GIVEN INFORMATION
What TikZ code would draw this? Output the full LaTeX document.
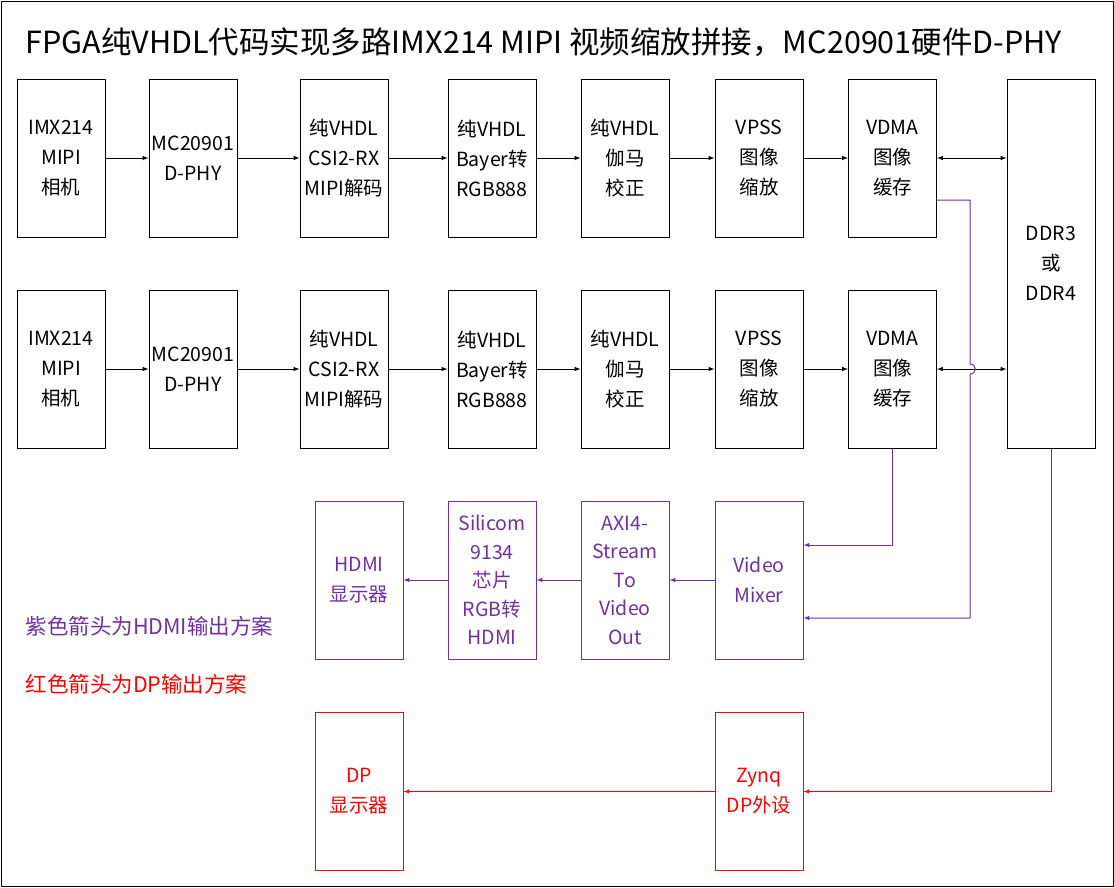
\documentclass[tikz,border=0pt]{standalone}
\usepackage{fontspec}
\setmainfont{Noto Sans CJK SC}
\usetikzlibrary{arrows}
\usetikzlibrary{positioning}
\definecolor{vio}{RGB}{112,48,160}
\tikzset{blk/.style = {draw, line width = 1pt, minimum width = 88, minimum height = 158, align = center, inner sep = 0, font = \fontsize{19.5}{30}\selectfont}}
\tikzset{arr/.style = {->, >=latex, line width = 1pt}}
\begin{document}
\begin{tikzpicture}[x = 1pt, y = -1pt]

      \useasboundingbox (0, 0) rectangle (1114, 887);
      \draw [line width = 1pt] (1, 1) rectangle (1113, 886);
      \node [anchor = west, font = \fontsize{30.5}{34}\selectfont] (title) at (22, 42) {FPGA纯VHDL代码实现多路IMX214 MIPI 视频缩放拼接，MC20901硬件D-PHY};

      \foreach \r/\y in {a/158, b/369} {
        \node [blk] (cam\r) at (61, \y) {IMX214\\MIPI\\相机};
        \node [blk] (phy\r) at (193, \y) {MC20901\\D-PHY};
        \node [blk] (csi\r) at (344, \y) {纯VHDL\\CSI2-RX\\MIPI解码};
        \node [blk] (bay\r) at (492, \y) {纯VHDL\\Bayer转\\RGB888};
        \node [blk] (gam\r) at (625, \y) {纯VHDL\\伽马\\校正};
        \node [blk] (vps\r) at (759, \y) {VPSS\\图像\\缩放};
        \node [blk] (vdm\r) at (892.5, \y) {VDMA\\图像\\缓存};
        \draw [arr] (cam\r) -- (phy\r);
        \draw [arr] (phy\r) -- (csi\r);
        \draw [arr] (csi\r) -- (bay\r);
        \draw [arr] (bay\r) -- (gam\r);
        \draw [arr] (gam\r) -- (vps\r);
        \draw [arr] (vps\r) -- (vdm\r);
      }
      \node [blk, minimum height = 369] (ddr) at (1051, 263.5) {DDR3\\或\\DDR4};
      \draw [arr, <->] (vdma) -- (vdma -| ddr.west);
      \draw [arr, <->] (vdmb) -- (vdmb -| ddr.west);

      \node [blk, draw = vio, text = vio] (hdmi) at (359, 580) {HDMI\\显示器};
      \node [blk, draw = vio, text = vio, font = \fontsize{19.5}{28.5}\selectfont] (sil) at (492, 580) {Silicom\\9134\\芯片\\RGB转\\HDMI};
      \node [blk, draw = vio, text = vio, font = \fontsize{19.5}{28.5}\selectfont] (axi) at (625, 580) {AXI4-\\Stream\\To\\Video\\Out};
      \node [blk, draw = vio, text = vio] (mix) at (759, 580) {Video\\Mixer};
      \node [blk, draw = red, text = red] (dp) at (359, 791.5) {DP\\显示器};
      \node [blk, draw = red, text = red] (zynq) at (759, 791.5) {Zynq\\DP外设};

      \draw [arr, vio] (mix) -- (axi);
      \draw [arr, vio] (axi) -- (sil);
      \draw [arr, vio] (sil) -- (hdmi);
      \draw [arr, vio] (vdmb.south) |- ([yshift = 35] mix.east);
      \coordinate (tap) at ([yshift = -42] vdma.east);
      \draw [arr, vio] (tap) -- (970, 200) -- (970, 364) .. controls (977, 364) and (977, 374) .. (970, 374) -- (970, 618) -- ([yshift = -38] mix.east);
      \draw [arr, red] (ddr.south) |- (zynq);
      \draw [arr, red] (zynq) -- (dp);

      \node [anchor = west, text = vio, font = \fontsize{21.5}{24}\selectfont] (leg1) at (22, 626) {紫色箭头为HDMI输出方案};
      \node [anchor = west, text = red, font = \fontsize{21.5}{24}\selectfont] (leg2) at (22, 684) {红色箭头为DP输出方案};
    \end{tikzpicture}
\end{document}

INSTRUCTIONS TO FOLLOW
Exactly restate the lines from the beginning of the data through the line with "at (22, 42)", and no others, keeping pictures out.

REPLY TO THE EXERCISE
What TikZ code would draw this? Output the full LaTeX document.
\documentclass[tikz,border=0pt]{standalone}
\usepackage{fontspec}
\setmainfont{Noto Sans CJK SC}
\usetikzlibrary{arrows}
\usetikzlibrary{positioning}
\definecolor{vio}{RGB}{112,48,160}
\tikzset{blk/.style = {draw, line width = 1pt, minimum width = 88, minimum height = 158, align = center, inner sep = 0, font = \fontsize{19.5}{30}\selectfont}}
\tikzset{arr/.style = {->, >=latex, line width = 1pt}}
\begin{document}
\begin{tikzpicture}[x = 1pt, y = -1pt]

      \useasboundingbox (0, 0) rectangle (1114, 887);
      \draw [line width = 1pt] (1, 1) rectangle (1113, 886);
      \node [anchor = west, font = \fontsize{30.5}{34}\selectfont] (title) at (22, 42) {FPGA纯VHDL代码实现多路IMX214 MIPI 视频缩放拼接，MC20901硬件D-PHY};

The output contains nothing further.